§ **Requirement**: Retype the listing that follows, word for word.

§ **Information supplied**:
----------

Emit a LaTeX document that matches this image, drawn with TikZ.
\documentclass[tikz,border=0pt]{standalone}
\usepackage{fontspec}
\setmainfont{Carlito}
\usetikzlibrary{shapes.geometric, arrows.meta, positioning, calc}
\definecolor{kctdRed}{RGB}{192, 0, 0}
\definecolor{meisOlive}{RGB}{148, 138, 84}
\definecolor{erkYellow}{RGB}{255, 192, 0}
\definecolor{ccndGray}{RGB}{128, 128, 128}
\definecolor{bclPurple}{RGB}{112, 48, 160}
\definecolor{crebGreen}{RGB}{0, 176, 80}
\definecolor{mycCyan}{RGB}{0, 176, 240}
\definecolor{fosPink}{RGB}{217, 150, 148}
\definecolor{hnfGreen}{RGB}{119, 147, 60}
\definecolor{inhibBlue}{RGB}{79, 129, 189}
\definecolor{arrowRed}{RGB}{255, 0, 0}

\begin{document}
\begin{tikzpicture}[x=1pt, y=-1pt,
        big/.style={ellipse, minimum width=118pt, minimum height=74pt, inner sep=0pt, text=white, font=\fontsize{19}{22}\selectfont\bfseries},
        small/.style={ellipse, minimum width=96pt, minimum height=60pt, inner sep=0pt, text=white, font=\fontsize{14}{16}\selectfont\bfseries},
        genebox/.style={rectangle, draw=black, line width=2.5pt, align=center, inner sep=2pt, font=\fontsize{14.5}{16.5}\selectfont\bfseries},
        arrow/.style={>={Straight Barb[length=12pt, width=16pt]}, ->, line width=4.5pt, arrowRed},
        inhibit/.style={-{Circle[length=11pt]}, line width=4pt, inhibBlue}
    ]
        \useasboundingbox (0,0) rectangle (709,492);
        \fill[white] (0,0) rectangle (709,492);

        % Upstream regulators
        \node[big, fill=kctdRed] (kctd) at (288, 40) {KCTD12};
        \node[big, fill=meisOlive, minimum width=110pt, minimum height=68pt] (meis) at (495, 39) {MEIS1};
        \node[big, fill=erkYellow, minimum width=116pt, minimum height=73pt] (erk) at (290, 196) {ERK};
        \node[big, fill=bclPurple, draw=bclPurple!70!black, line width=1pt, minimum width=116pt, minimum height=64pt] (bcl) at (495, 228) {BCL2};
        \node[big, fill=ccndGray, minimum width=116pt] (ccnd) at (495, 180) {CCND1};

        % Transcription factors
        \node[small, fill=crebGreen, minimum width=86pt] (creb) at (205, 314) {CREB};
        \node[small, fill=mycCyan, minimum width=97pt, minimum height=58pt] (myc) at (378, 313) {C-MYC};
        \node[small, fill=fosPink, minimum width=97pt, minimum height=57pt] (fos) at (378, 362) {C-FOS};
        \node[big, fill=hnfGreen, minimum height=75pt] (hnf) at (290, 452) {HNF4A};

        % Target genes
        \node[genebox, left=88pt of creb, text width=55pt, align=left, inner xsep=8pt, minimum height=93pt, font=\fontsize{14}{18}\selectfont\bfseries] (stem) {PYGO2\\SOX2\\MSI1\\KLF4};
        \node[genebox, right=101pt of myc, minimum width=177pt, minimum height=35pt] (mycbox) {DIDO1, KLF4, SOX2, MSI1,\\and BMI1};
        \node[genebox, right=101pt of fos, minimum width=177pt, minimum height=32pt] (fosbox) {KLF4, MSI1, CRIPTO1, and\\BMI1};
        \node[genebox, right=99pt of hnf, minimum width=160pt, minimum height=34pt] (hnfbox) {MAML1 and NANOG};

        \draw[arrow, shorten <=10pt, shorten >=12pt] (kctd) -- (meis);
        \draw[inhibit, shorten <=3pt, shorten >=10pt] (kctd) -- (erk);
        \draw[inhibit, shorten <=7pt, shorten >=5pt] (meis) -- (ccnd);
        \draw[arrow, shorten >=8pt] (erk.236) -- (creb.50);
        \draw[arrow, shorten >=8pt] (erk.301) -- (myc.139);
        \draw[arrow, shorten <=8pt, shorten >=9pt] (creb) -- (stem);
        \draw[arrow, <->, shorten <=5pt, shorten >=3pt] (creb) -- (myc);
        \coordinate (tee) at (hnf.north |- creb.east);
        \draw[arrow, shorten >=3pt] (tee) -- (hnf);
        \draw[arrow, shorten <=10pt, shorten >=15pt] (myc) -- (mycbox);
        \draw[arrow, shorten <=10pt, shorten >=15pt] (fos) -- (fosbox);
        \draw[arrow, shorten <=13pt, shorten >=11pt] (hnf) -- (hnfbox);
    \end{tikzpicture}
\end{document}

----------

§ **Written response**:
Emit a LaTeX document that matches this image, drawn with TikZ.
\documentclass[tikz,border=0pt]{standalone}
\usepackage{fontspec}
\setmainfont{Carlito}
\usetikzlibrary{shapes.geometric, arrows.meta, positioning, calc}
\definecolor{kctdRed}{RGB}{192, 0, 0}
\definecolor{meisOlive}{RGB}{148, 138, 84}
\definecolor{erkYellow}{RGB}{255, 192, 0}
\definecolor{ccndGray}{RGB}{128, 128, 128}
\definecolor{bclPurple}{RGB}{112, 48, 160}
\definecolor{crebGreen}{RGB}{0, 176, 80}
\definecolor{mycCyan}{RGB}{0, 176, 240}
\definecolor{fosPink}{RGB}{217, 150, 148}
\definecolor{hnfGreen}{RGB}{119, 147, 60}
\definecolor{inhibBlue}{RGB}{79, 129, 189}
\definecolor{arrowRed}{RGB}{255, 0, 0}

\begin{document}
\begin{tikzpicture}[x=1pt, y=-1pt,
        big/.style={ellipse, minimum width=118pt, minimum height=74pt, inner sep=0pt, text=white, font=\fontsize{19}{22}\selectfont\bfseries},
        small/.style={ellipse, minimum width=96pt, minimum height=60pt, inner sep=0pt, text=white, font=\fontsize{14}{16}\selectfont\bfseries},
        genebox/.style={rectangle, draw=black, line width=2.5pt, align=center, inner sep=2pt, font=\fontsize{14.5}{16.5}\selectfont\bfseries},
        arrow/.style={>={Straight Barb[length=12pt, width=16pt]}, ->, line width=4.5pt, arrowRed},
        inhibit/.style={-{Circle[length=11pt]}, line width=4pt, inhibBlue}
    ]
        \useasboundingbox (0,0) rectangle (709,492);
        \fill[white] (0,0) rectangle (709,492);

        % Upstream regulators
        \node[big, fill=kctdRed] (kctd) at (288, 40) {KCTD12};
        \node[big, fill=meisOlive, minimum width=110pt, minimum height=68pt] (meis) at (495, 39) {MEIS1};
        \node[big, fill=erkYellow, minimum width=116pt, minimum height=73pt] (erk) at (290, 196) {ERK};
        \node[big, fill=bclPurple, draw=bclPurple!70!black, line width=1pt, minimum width=116pt, minimum height=64pt] (bcl) at (495, 228) {BCL2};
        \node[big, fill=ccndGray, minimum width=116pt] (ccnd) at (495, 180) {CCND1};

        % Transcription factors
        \node[small, fill=crebGreen, minimum width=86pt] (creb) at (205, 314) {CREB};
        \node[small, fill=mycCyan, minimum width=97pt, minimum height=58pt] (myc) at (378, 313) {C-MYC};
        \node[small, fill=fosPink, minimum width=97pt, minimum height=57pt] (fos) at (378, 362) {C-FOS};
        \node[big, fill=hnfGreen, minimum height=75pt] (hnf) at (290, 452) {HNF4A};

        % Target genes
        \node[genebox, left=88pt of creb, text width=55pt, align=left, inner xsep=8pt, minimum height=93pt, font=\fontsize{14}{18}\selectfont\bfseries] (stem) {PYGO2\\SOX2\\MSI1\\KLF4};
        \node[genebox, right=101pt of myc, minimum width=177pt, minimum height=35pt] (mycbox) {DIDO1, KLF4, SOX2, MSI1,\\and BMI1};
        \node[genebox, right=101pt of fos, minimum width=177pt, minimum height=32pt] (fosbox) {KLF4, MSI1, CRIPTO1, and\\BMI1};
        \node[genebox, right=99pt of hnf, minimum width=160pt, minimum height=34pt] (hnfbox) {MAML1 and NANOG};

        \draw[arrow, shorten <=10pt, shorten >=12pt] (kctd) -- (meis);
        \draw[inhibit, shorten <=3pt, shorten >=10pt] (kctd) -- (erk);
        \draw[inhibit, shorten <=7pt, shorten >=5pt] (meis) -- (ccnd);
        \draw[arrow, shorten >=8pt] (erk.236) -- (creb.50);
        \draw[arrow, shorten >=8pt] (erk.301) -- (myc.139);
        \draw[arrow, shorten <=8pt, shorten >=9pt] (creb) -- (stem);
        \draw[arrow, <->, shorten <=5pt, shorten >=3pt] (creb) -- (myc);
        \coordinate (tee) at (hnf.north |- creb.east);
        \draw[arrow, shorten >=3pt] (tee) -- (hnf);
        \draw[arrow, shorten <=10pt, shorten >=15pt] (myc) -- (mycbox);
        \draw[arrow, shorten <=10pt, shorten >=15pt] (fos) -- (fosbox);
        \draw[arrow, shorten <=13pt, shorten >=11pt] (hnf) -- (hnfbox);
    \end{tikzpicture}
\end{document}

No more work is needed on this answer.